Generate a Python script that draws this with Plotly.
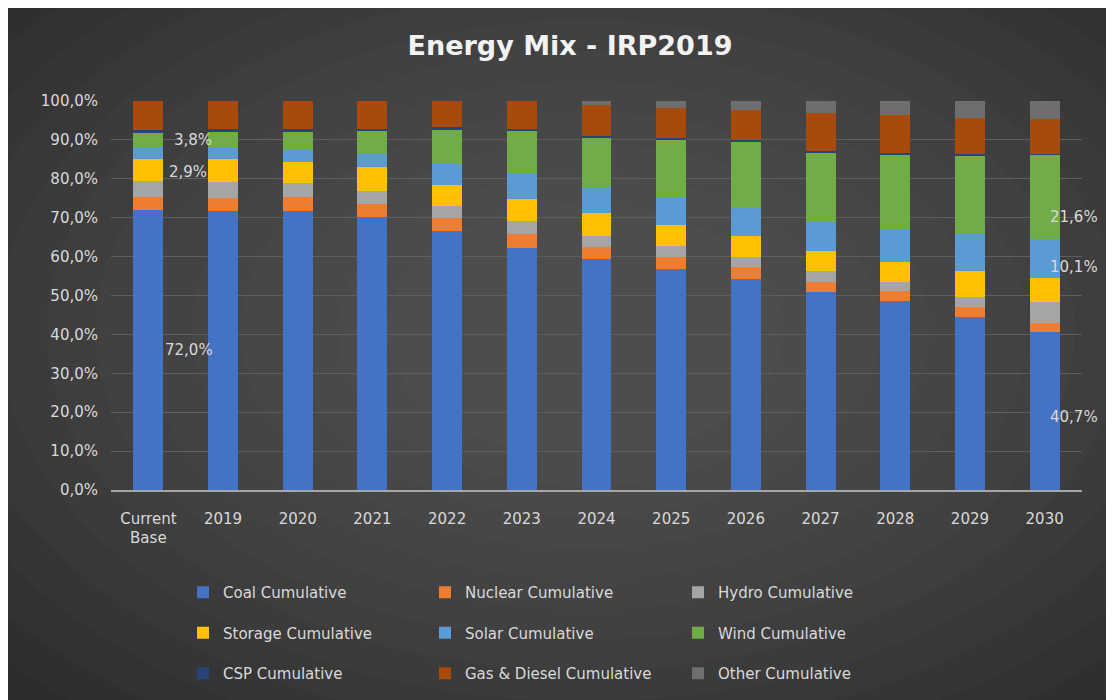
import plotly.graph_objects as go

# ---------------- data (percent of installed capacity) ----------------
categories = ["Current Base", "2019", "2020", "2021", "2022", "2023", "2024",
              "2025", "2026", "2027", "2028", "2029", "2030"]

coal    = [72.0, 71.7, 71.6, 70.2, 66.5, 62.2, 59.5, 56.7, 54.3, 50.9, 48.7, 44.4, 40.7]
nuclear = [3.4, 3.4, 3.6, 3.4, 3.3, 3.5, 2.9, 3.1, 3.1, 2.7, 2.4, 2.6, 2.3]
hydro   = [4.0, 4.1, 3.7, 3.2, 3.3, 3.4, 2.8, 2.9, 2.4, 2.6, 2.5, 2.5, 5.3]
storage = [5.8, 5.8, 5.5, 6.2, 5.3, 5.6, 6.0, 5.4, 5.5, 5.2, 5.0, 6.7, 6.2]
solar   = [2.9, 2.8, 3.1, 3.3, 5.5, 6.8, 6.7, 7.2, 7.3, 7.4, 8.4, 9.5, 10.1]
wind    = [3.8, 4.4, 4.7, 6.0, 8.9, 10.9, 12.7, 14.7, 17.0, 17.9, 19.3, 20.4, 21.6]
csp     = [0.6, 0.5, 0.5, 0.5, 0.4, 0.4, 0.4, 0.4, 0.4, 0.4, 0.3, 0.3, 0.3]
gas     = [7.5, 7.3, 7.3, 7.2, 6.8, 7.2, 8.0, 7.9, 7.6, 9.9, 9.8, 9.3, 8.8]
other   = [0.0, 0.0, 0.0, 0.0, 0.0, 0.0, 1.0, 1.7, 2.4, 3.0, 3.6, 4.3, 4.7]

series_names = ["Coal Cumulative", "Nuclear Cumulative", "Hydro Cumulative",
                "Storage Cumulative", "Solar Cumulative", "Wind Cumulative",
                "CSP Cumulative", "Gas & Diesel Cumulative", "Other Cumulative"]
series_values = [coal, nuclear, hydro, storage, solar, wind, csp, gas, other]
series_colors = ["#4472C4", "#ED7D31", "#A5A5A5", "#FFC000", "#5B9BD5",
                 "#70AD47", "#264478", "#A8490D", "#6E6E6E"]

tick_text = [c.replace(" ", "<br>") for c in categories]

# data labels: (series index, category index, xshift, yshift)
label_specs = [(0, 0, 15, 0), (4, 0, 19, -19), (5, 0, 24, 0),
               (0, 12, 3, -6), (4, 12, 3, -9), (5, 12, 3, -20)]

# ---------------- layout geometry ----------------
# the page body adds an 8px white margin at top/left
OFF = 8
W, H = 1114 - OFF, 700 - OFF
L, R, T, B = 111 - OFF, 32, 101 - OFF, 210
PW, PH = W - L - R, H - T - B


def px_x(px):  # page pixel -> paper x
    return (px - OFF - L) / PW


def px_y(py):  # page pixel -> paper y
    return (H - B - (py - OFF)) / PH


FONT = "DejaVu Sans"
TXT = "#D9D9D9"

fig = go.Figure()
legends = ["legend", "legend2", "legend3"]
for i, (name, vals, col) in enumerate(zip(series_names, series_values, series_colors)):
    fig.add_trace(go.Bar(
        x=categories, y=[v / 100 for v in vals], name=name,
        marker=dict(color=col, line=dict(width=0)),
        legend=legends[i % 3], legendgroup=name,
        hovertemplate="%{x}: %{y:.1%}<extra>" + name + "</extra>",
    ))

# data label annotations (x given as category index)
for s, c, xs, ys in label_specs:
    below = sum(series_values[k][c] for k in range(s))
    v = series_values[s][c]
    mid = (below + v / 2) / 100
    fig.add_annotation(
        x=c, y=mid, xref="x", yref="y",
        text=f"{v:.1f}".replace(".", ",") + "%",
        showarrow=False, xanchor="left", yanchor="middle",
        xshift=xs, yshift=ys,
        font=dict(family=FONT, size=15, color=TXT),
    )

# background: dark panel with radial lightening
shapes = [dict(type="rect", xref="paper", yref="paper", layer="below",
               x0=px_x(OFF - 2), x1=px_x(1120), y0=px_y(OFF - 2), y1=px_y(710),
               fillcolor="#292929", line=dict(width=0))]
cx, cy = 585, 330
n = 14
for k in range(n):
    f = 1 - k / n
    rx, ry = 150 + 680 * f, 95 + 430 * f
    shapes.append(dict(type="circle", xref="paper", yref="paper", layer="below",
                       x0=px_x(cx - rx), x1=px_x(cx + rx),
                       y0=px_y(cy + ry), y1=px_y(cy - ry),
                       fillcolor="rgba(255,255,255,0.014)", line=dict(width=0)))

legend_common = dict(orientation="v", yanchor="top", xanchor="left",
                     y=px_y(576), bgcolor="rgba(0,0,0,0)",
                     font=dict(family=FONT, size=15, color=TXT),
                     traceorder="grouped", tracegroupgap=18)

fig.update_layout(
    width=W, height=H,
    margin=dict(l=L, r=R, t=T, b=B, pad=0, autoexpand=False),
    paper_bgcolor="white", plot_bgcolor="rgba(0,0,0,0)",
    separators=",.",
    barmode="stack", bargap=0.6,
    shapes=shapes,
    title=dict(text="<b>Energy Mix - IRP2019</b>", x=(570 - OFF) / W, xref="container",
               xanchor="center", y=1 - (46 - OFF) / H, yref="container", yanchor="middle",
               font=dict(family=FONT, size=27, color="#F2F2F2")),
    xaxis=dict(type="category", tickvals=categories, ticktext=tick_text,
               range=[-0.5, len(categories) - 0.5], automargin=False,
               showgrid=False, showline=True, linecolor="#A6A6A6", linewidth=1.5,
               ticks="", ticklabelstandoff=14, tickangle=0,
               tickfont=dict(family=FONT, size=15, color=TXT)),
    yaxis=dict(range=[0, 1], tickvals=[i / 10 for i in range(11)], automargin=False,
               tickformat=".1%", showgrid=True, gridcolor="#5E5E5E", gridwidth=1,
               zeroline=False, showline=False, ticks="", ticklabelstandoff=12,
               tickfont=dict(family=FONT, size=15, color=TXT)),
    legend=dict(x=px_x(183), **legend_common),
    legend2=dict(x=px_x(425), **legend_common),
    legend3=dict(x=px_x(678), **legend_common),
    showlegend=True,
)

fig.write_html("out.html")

= = =

• **Task requirements**: Omit every picture, then repeat the remaining data exactly as it appears above.

• **Exercise response**:
Generate a Python script that draws this with Plotly.
import plotly.graph_objects as go

# ---------------- data (percent of installed capacity) ----------------
categories = ["Current Base", "2019", "2020", "2021", "2022", "2023", "2024",
              "2025", "2026", "2027", "2028", "2029", "2030"]

coal    = [72.0, 71.7, 71.6, 70.2, 66.5, 62.2, 59.5, 56.7, 54.3, 50.9, 48.7, 44.4, 40.7]
nuclear = [3.4, 3.4, 3.6, 3.4, 3.3, 3.5, 2.9, 3.1, 3.1, 2.7, 2.4, 2.6, 2.3]
hydro   = [4.0, 4.1, 3.7, 3.2, 3.3, 3.4, 2.8, 2.9, 2.4, 2.6, 2.5, 2.5, 5.3]
storage = [5.8, 5.8, 5.5, 6.2, 5.3, 5.6, 6.0, 5.4, 5.5, 5.2, 5.0, 6.7, 6.2]
solar   = [2.9, 2.8, 3.1, 3.3, 5.5, 6.8, 6.7, 7.2, 7.3, 7.4, 8.4, 9.5, 10.1]
wind    = [3.8, 4.4, 4.7, 6.0, 8.9, 10.9, 12.7, 14.7, 17.0, 17.9, 19.3, 20.4, 21.6]
csp     = [0.6, 0.5, 0.5, 0.5, 0.4, 0.4, 0.4, 0.4, 0.4, 0.4, 0.3, 0.3, 0.3]
gas     = [7.5, 7.3, 7.3, 7.2, 6.8, 7.2, 8.0, 7.9, 7.6, 9.9, 9.8, 9.3, 8.8]
other   = [0.0, 0.0, 0.0, 0.0, 0.0, 0.0, 1.0, 1.7, 2.4, 3.0, 3.6, 4.3, 4.7]

series_names = ["Coal Cumulative", "Nuclear Cumulative", "Hydro Cumulative",
                "Storage Cumulative", "Solar Cumulative", "Wind Cumulative",
                "CSP Cumulative", "Gas & Diesel Cumulative", "Other Cumulative"]
series_values = [coal, nuclear, hydro, storage, solar, wind, csp, gas, other]
series_colors = ["#4472C4", "#ED7D31", "#A5A5A5", "#FFC000", "#5B9BD5",
                 "#70AD47", "#264478", "#A8490D", "#6E6E6E"]

tick_text = [c.replace(" ", "<br>") for c in categories]

# data labels: (series index, category index, xshift, yshift)
label_specs = [(0, 0, 15, 0), (4, 0, 19, -19), (5, 0, 24, 0),
               (0, 12, 3, -6), (4, 12, 3, -9), (5, 12, 3, -20)]

# ---------------- layout geometry ----------------
# the page body adds an 8px white margin at top/left
OFF = 8
W, H = 1114 - OFF, 700 - OFF
L, R, T, B = 111 - OFF, 32, 101 - OFF, 210
PW, PH = W - L - R, H - T - B


def px_x(px):  # page pixel -> paper x
    return (px - OFF - L) / PW


def px_y(py):  # page pixel -> paper y
    return (H - B - (py - OFF)) / PH


FONT = "DejaVu Sans"
TXT = "#D9D9D9"

fig = go.Figure()
legends = ["legend", "legend2", "legend3"]
for i, (name, vals, col) in enumerate(zip(series_names, series_values, series_colors)):
    fig.add_trace(go.Bar(
        x=categories, y=[v / 100 for v in vals], name=name,
        marker=dict(color=col, line=dict(width=0)),
        legend=legends[i % 3], legendgroup=name,
        hovertemplate="%{x}: %{y:.1%}<extra>" + name + "</extra>",
    ))

# data label annotations (x given as category index)
for s, c, xs, ys in label_specs:
    below = sum(series_values[k][c] for k in range(s))
    v = series_values[s][c]
    mid = (below + v / 2) / 100
    fig.add_annotation(
        x=c, y=mid, xref="x", yref="y",
        text=f"{v:.1f}".replace(".", ",") + "%",
        showarrow=False, xanchor="left", yanchor="middle",
        xshift=xs, yshift=ys,
        font=dict(family=FONT, size=15, color=TXT),
    )

# background: dark panel with radial lightening
shapes = [dict(type="rect", xref="paper", yref="paper", layer="below",
               x0=px_x(OFF - 2), x1=px_x(1120), y0=px_y(OFF - 2), y1=px_y(710),
               fillcolor="#292929", line=dict(width=0))]
cx, cy = 585, 330
n = 14
for k in range(n):
    f = 1 - k / n
    rx, ry = 150 + 680 * f, 95 + 430 * f
    shapes.append(dict(type="circle", xref="paper", yref="paper", layer="below",
                       x0=px_x(cx - rx), x1=px_x(cx + rx),
                       y0=px_y(cy + ry), y1=px_y(cy - ry),
                       fillcolor="rgba(255,255,255,0.014)", line=dict(width=0)))

legend_common = dict(orientation="v", yanchor="top", xanchor="left",
                     y=px_y(576), bgcolor="rgba(0,0,0,0)",
                     font=dict(family=FONT, size=15, color=TXT),
                     traceorder="grouped", tracegroupgap=18)

fig.update_layout(
    width=W, height=H,
    margin=dict(l=L, r=R, t=T, b=B, pad=0, autoexpand=False),
    paper_bgcolor="white", plot_bgcolor="rgba(0,0,0,0)",
    separators=",.",
    barmode="stack", bargap=0.6,
    shapes=shapes,
    title=dict(text="<b>Energy Mix - IRP2019</b>", x=(570 - OFF) / W, xref="container",
               xanchor="center", y=1 - (46 - OFF) / H, yref="container", yanchor="middle",
               font=dict(family=FONT, size=27, color="#F2F2F2")),
    xaxis=dict(type="category", tickvals=categories, ticktext=tick_text,
               range=[-0.5, len(categories) - 0.5], automargin=False,
               showgrid=False, showline=True, linecolor="#A6A6A6", linewidth=1.5,
               ticks="", ticklabelstandoff=14, tickangle=0,
               tickfont=dict(family=FONT, size=15, color=TXT)),
    yaxis=dict(range=[0, 1], tickvals=[i / 10 for i in range(11)], automargin=False,
               tickformat=".1%", showgrid=True, gridcolor="#5E5E5E", gridwidth=1,
               zeroline=False, showline=False, ticks="", ticklabelstandoff=12,
               tickfont=dict(family=FONT, size=15, color=TXT)),
    legend=dict(x=px_x(183), **legend_common),
    legend2=dict(x=px_x(425), **legend_common),
    legend3=dict(x=px_x(678), **legend_common),
    showlegend=True,
)

fig.write_html("out.html")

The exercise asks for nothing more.